Mr. Daly's attention was called by me to the words "shall include " in the second Part of the Article, but unfortunately was unable to address himself to this particular point.
It is my personal view that the Article does not limit the Court, but that the latter part of the Article is one enlarging the powers of the Court and not limiting them. By enacting the Rules in question the Court had limited its powers by indicating the precise method in which it will exercise them.
LAW, Ag. C. J.-I have been privileged to read the judgments of the Chief Justice of Tanganyika and the Acting Chief Justice of Zanzibar, with which I respectfully concur, and I would allow the Appeal.

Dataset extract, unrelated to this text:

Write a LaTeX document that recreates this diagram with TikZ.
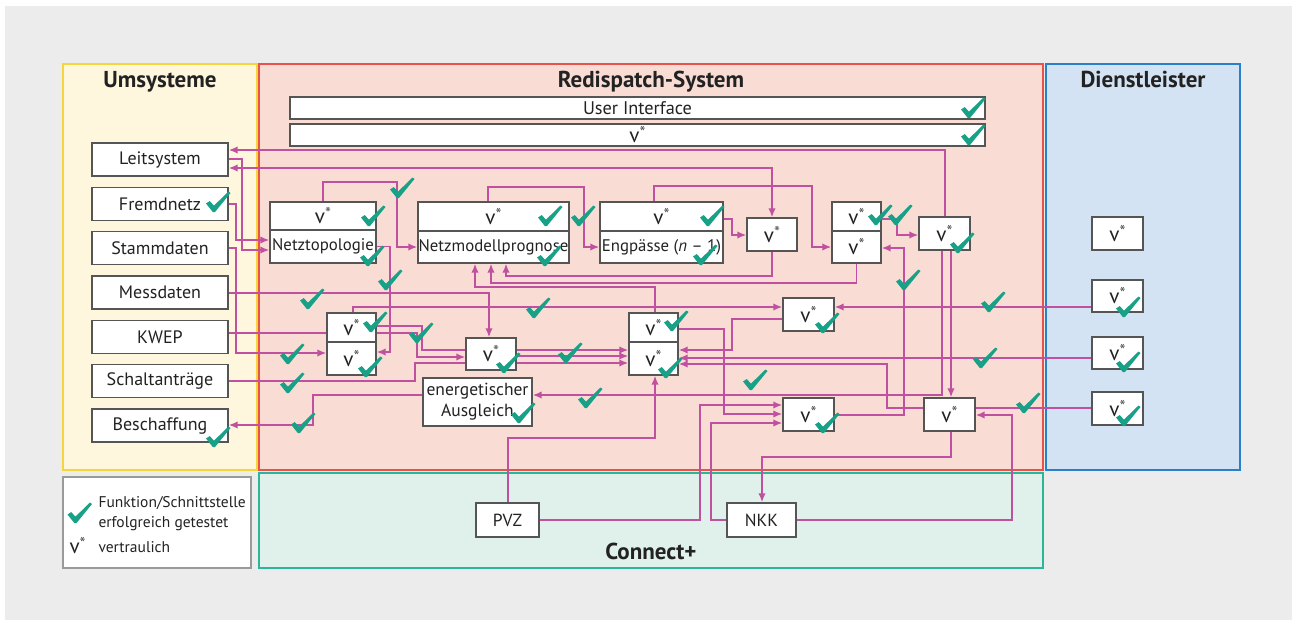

Though I can add nothing useful to those judgments, I desire formally to place on record my expression of opinion that Article 9 of the Kenya Colony Order in Council, 1921; in no way fetters the powers of discipline which may be exercised by the Supreme Court over advocates admitted to practice before its Judges. Such power must be inherent, unless otherwise limited. Any other position, in my view, would be intolerable. That Rules are necessary to prescribe the conditions under which persons may be admitted to practice in the Supreme Court, is perfectly natural. In their absence it is not practicable to decide what persons are eligible for admission as advocates. But once admitted, advocates are required to conduct themselves properly and honestly.